The report also sets out our latest thinking on the relationship between climate change and the regulatory capital framework. Capital is a key part of our supervisory and regulatory toolkit. Whilst we observe that it is not the right tool to address the underlying causes of climate change (greenhouse gas emissions), it should help provide resilience against its consequences (financial risks). The PRA already expects firms to hold capital against material climate-related financial risks, but in light of the report’s findings, we will be undertaking further work. This work will help determine whether changes to the design, use or calibration of the regulatory capital framework may also be needed to ensure resilience against these risks. We will provide an update on our approach in 2022 following a call for further research and a conference on climate change and capital requirements.

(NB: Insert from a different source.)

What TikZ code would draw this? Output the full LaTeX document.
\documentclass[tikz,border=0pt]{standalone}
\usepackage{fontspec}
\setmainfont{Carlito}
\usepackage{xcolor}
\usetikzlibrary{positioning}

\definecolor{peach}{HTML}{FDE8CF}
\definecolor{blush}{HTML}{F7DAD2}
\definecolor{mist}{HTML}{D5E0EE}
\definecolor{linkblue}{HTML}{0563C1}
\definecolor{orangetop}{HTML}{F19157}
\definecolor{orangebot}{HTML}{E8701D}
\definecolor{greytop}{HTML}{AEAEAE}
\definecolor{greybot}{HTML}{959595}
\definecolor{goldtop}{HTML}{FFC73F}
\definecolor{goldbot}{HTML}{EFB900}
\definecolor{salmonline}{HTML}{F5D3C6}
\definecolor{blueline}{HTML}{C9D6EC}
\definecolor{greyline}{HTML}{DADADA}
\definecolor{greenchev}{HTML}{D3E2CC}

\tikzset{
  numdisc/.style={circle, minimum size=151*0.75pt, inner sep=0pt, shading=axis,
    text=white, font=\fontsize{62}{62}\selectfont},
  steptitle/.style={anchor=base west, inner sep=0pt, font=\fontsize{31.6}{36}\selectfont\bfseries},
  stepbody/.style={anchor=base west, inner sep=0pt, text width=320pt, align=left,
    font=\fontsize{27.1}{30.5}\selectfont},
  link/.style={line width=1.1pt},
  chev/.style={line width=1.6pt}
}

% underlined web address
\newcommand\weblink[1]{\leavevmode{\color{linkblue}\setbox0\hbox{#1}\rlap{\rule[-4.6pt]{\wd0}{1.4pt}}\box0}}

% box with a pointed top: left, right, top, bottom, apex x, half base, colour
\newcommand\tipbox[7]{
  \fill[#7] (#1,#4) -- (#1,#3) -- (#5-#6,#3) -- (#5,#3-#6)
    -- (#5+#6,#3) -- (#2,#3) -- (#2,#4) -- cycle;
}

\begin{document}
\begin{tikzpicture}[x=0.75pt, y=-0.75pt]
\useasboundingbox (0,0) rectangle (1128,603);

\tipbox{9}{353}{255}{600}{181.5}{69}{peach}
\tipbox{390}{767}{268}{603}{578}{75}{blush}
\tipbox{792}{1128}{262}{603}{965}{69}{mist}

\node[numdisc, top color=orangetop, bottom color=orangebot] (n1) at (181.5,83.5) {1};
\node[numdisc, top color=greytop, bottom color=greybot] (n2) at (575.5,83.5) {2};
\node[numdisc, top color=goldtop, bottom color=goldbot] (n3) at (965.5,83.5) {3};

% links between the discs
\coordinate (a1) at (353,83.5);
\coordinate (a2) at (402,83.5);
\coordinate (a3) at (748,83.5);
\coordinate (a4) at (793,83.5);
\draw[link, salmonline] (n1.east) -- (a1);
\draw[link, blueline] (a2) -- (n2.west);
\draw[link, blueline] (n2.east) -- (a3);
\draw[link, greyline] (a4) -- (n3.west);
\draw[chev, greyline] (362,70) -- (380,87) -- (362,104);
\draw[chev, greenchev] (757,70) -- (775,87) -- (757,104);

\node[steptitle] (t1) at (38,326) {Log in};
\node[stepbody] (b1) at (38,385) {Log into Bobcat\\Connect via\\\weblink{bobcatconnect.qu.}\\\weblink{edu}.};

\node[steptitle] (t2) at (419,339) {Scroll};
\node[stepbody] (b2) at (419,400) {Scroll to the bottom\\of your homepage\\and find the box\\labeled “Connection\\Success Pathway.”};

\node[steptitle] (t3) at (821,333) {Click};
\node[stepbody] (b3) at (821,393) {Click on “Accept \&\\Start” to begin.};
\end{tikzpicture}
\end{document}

The Pensions Regulator: In the TPR’s report, we will publish guidance clarifying what we will look for from schemes as they assess, manage and prepare to report on climate-related risk and opportunities. We will continue work with our regulated community to ensure our guidance is clear and easily adopted. To support trustees in meeting their duties, our proposed new code of practice will include several climate change modules. The draft proposals include a requirement that they assess climate-related risks and opportunities as part of their system of internal controls. We will work with the Department for Work and Pensions to share best practice in climate risk reporting.

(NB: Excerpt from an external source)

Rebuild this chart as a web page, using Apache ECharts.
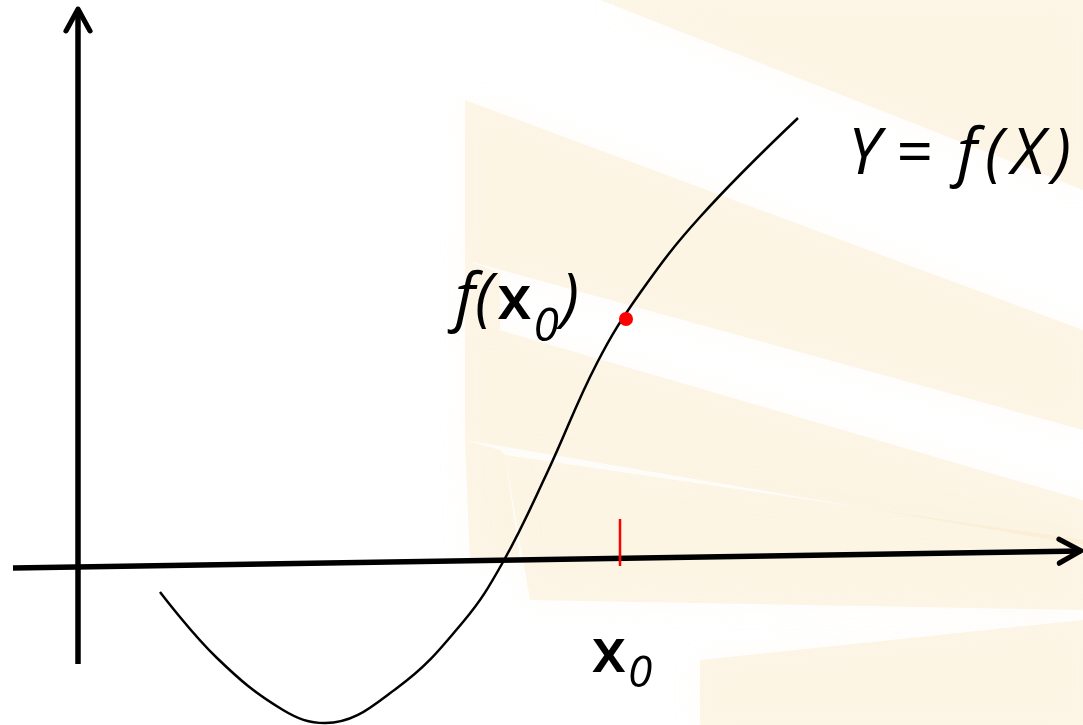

Comments from the CEO’s of FCA, FRC, PRA and TPR

Nikhil Rathi, CEO of the Financial Conduct Authority “To successfully transition to a net-zero economy requires not only that firms adapt and innovate, but that we regulators do too. That is why we are leading the effort to ensure there are consistent, trusted standards for disclosure investors can rely on. It is also why we are developing a strategy for how the FCA will push industry, using all our regulatory tools, to ensure we can meet the climate change challenge. Our work in partnership with the PRA, TPR and FRC is a vital part of that effort.”

Sam Woods, Deputy Governor for Prudential Regulation, and CEO of the Prudential Regulation Authority “Climate change and the transition to net-zero emissions will affect our planet, our economy and our financial system. As a prudential regulator, it is our job to ensure the financial institutions we regulate are prepared for these changes and able to play their part in supporting the transition. Our Climate Adaptation Report sets out how we are going about this, what progress firms have made, and what further work there is to do – from making climate change a core part of our supervisory approach to exploring the relevance of climate change to the regulatory capital framework. I look forward to the PRA continuing this important work.”

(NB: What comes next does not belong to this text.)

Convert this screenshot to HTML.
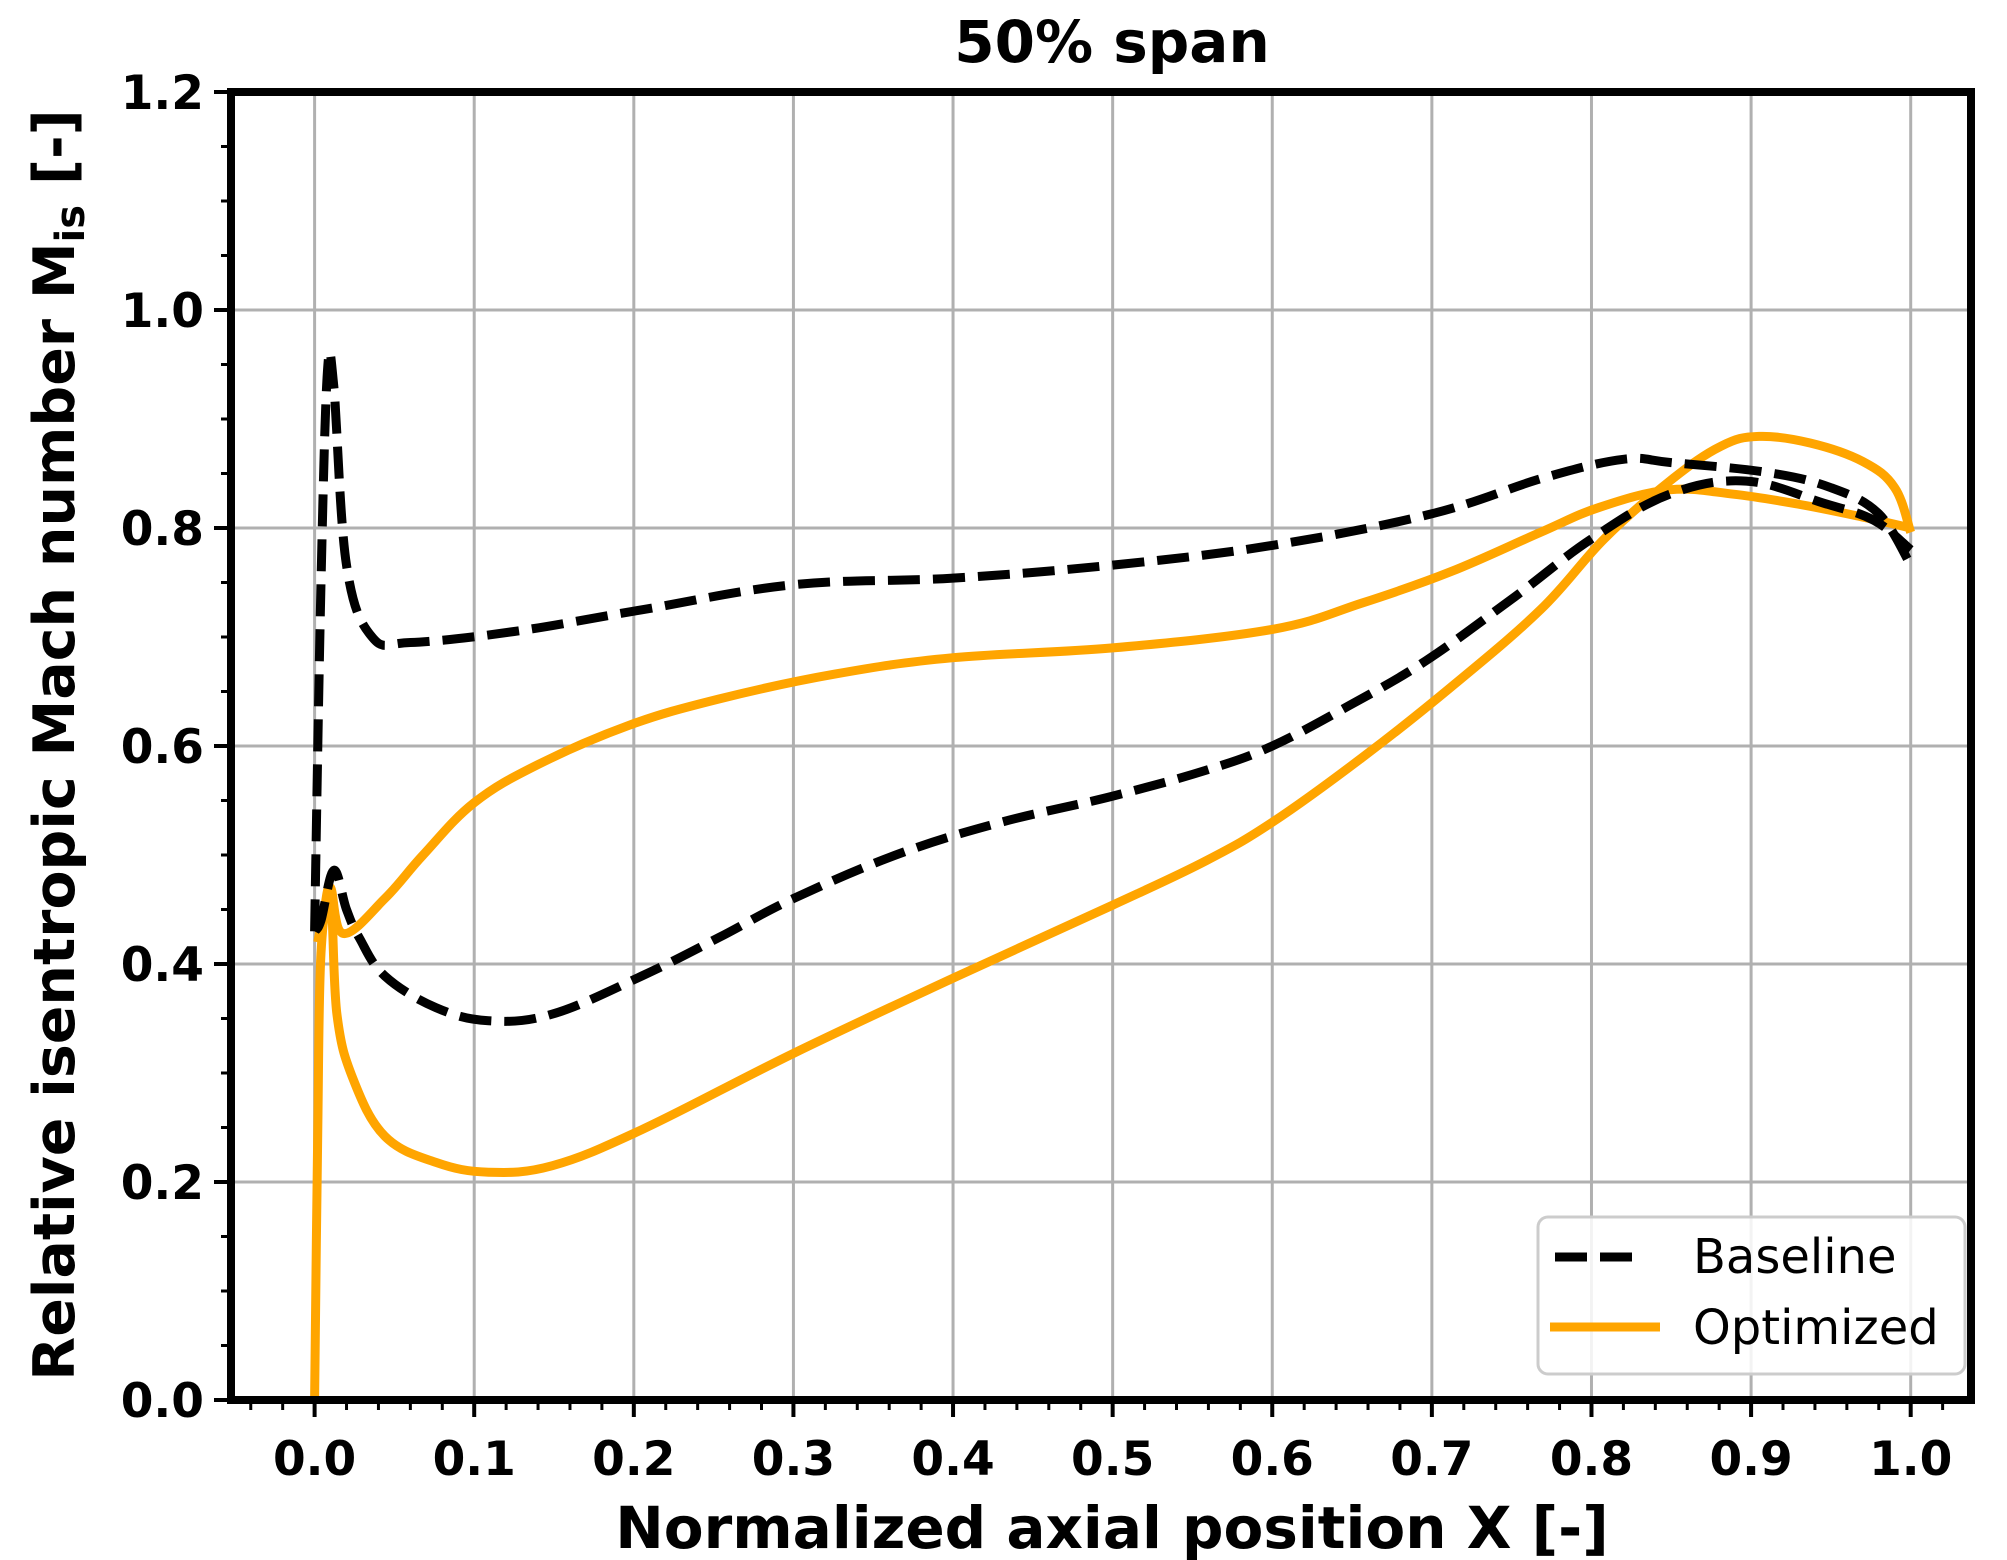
<!DOCTYPE html>
<html><head><meta charset="utf-8"><style>
html,body{margin:0;padding:0;background:#fff}
svg{display:block}
text{font-family:"DejaVu Sans","Liberation Sans",sans-serif}
</style></head><body>
<svg id="chart" width="2007" height="1560" viewBox="0 0 2007 1560">
<text x="1112" y="62" text-anchor="middle" font-size="58" font-weight="bold">50% span</text>
<g id="grid"></g>
<g id="series"></g>
<g id="axes"></g>
<text x="1112" y="1548" text-anchor="middle" font-size="58" font-weight="bold">Normalized axial position X [-]</text>
<text transform="translate(74,745) rotate(-90)" text-anchor="middle" font-size="57" font-weight="bold">Relative isentropic Mach number M<tspan font-size="40" dy="10">is</tspan><tspan dy="-10"> [-]</tspan></text>
<g>
<rect x="1538" y="1217" width="427" height="157" rx="10" fill="#fff" fill-opacity="0.85" stroke="#cccccc" stroke-width="3"/>
<line x1="1555" y1="1257" x2="1645" y2="1257" stroke="#000" stroke-width="9" stroke-dasharray="32,13"/>
<text x="1693" y="1273" font-size="48">Baseline</text>
<line x1="1550" y1="1327" x2="1660" y2="1327" stroke="#ffa500" stroke-width="9"/>
<text x="1693" y="1344" font-size="48">Optimized</text>
</g>
</svg>
<script>
const xTicks=[0,0.1,0.2,0.3,0.4,0.5,0.6,0.7,0.8,0.9,1.0];
const xTickLabels=["0.0","0.1","0.2","0.3","0.4","0.5","0.6","0.7","0.8","0.9","1.0"];
const yTicks=[0,0.2,0.4,0.6,0.8,1.0,1.2];
const yTickLabels=["0.0","0.2","0.4","0.6","0.8","1.0","1.2"];
const baseUpperX=[0,0.004,0.008,0.012,0.02,0.036,0.06,0.125,0.205,0.30,0.40,0.5,0.6,0.7,0.77,0.82,0.85,0.91,0.95,0.98,1.0];
const baseUpperY=[0.43,0.75,0.943,0.93,0.766,0.70,0.695,0.705,0.725,0.748,0.754,0.766,0.784,0.813,0.846,0.863,0.86,0.851,0.837,0.813,0.766];
const baseLowerX=[0,0.004,0.012,0.02,0.028,0.044,0.076,0.109,0.149,0.205,0.253,0.30,0.366,0.43,0.5,0.559,0.6,0.648,0.696,0.752,0.80,0.849,0.897,0.945,0.977,1.0];
const baseLowerY=[0.43,0.44,0.486,0.45,0.424,0.389,0.36,0.348,0.354,0.389,0.424,0.46,0.501,0.53,0.554,0.578,0.60,0.637,0.678,0.737,0.79,0.831,0.843,0.823,0.807,0.78];
const optUpperX=[0.002,0.006,0.01,0.018,0.044,0.068,0.1,0.14,0.197,0.253,0.326,0.40,0.5,0.6,0.656,0.712,0.768,0.805,0.849,0.889,0.929,0.97,1.0];
const optUpperY=[0.42,0.45,0.47,0.428,0.46,0.50,0.548,0.583,0.619,0.643,0.666,0.681,0.69,0.707,0.731,0.76,0.796,0.819,0.835,0.831,0.822,0.81,0.80];
const optLowerX=[0,0.002,0.004,0.01,0.014,0.024,0.044,0.076,0.109,0.149,0.205,0.30,0.40,0.5,0.559,0.6,0.656,0.712,0.768,0.808,0.849,0.881,0.905,0.937,0.97,0.99,1.0];
const optLowerY=[0,0.25,0.41,0.46,0.354,0.295,0.242,0.218,0.209,0.215,0.248,0.318,0.387,0.454,0.495,0.53,0.589,0.654,0.725,0.79,0.843,0.875,0.884,0.878,0.861,0.837,0.796];

const L=231,R=1971,T=92,B=1400;
const X0=314.6,X1=1910.7;
const sx=v=>X0+(X1-X0)*v;
const sy=v=>B-(B-T)*v/1.2;
const NS="http://www.w3.org/2000/svg";
function mk(tag,attrs,parent){const e=document.createElementNS(NS,tag);for(const k in attrs)e.setAttribute(k,attrs[k]);parent.appendChild(e);return e;}
const grid=document.getElementById('grid'),axes=document.getElementById('axes'),series=document.getElementById('series');
xTicks.forEach((v,i)=>{
  const g=mk('line',{x1:sx(v),x2:sx(v),y1:T,y2:B,stroke:'#b0b0b0','stroke-width':3},grid);
  
  
  const t=mk('line',{x1:sx(v),x2:sx(v),y1:B,y2:B+17,stroke:'#000','stroke-width':4},axes);
  
  
  const l=mk('text',{x:sx(v),y:1475,'text-anchor':'middle','font-size':47,'font-weight':'bold'},axes);
  l.textContent=xTickLabels[i];
  
  
});
for(let k=-2;k<=52;k++){const v=k*0.02;if(sx(v)<L||sx(v)>R)continue;if(k%5===0)continue;
  const m=mk('line',{x1:sx(v),x2:sx(v),y1:B,y2:B+10,stroke:'#000','stroke-width':3},axes);
  
  }
yTicks.forEach((v,i)=>{
  if(v>0&&v<1.2){const g=mk('line',{x1:L,x2:R,y1:sy(v),y2:sy(v),stroke:'#b0b0b0','stroke-width':3},grid);
  
  }
  const t=mk('line',{x1:L-17,x2:L,y1:sy(v),y2:sy(v),stroke:'#000','stroke-width':4},axes);
  
  
  const l=mk('text',{x:204,y:sy(v)+17,'text-anchor':'end','font-size':47,'font-weight':'bold'},axes);
  l.textContent=yTickLabels[i];
  
  
});
for(let k=1;k<24;k++){if(k%4===0)continue;const v=k*0.05;
  const m=mk('line',{x1:L-10,x2:L,y1:sy(v),y2:sy(v),stroke:'#000','stroke-width':3},axes);
  
  }
const fr=mk('rect',{x:L,y:T,width:R-L,height:B-T,fill:'none',stroke:'#000','stroke-width':8},axes);


function smoothPath(xs,ys){
  const P=xs.map((x,i)=>[sx(x),sy(ys[i])]);
  let d='M'+P[0][0].toFixed(1)+','+P[0][1].toFixed(1);
  for(let i=0;i<P.length-1;i++){
    const p0=P[Math.max(0,i-1)],p1=P[i],p2=P[i+1],p3=P[Math.min(P.length-1,i+2)];
    const t=0.18;
    const c1=[p1[0]+(p2[0]-p0[0])*t,p1[1]+(p2[1]-p0[1])*t];
    const c2=[p2[0]-(p3[0]-p1[0])*t,p2[1]-(p3[1]-p1[1])*t];
    d+=' C'+c1.map(v=>v.toFixed(1)).join(',')+' '+c2.map(v=>v.toFixed(1)).join(',')+' '+p2[0].toFixed(1)+','+p2[1].toFixed(1);
  }
  return d;
}
const defs=[[optUpperX,optUpperY,'#ffa500',null,'optimized-suction-line'],[optLowerX,optLowerY,'#ffa500',null,'optimized-pressure-line'],
[baseUpperX,baseUpperY,'#000','32,13','baseline-suction-line'],[baseLowerX,baseLowerY,'#000','32,13','baseline-pressure-line']];
defs.forEach(d=>{
  const a={d:smoothPath(d[0],d[1]),fill:'none',stroke:d[2],'stroke-width':9,'stroke-linejoin':'round'};
  if(d[3])a['stroke-dasharray']=d[3];
  const p=mk('path',a,series);
  
  
});
</script>
</body></html>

Charles Counsell, CEO of The Pensions Regulator “The pension industry still has much work to do to build resilience and assess climate-related risks and opportunities. Our adaption report acknowledges that more still needs to be done, but also recognises that practices are evolving, and trustees – and savers – are more engaged with the need to consider climate factors. We remain convinced that a landscape of resilient pensions schemes that protect savings from climate risk is entirely within reach.”

Sir Jon Thompson, CEO of the Financial Reporting Council “There is clearly a great deal of focus both on how companies report the impact of their activities on the environment and wider environmental and social challenges to which companies must respond. Companies, auditors, actuaries, investors and others also face a changing regulatory environment and reporting and business activities need to adapt to meet these demands. To do this, a range of challenges need to be addressed to ensure that we build an effective framework fit for the future. The FRC encourages companies to report using the TCFD and SASB frameworks and supports the development of global standards for sustainability reporting by the IFRS Foundation. Whilst a lot of good work has happened, there is more to do.

Through the cross FRC ESG Climate Group we will develop our strategy on ESG and manage our external and internal focus. Earlier this year we issued our ESG Statement of Intent which sets out some challenges in respect of ESG reporting and outlines the FRC's further actions.”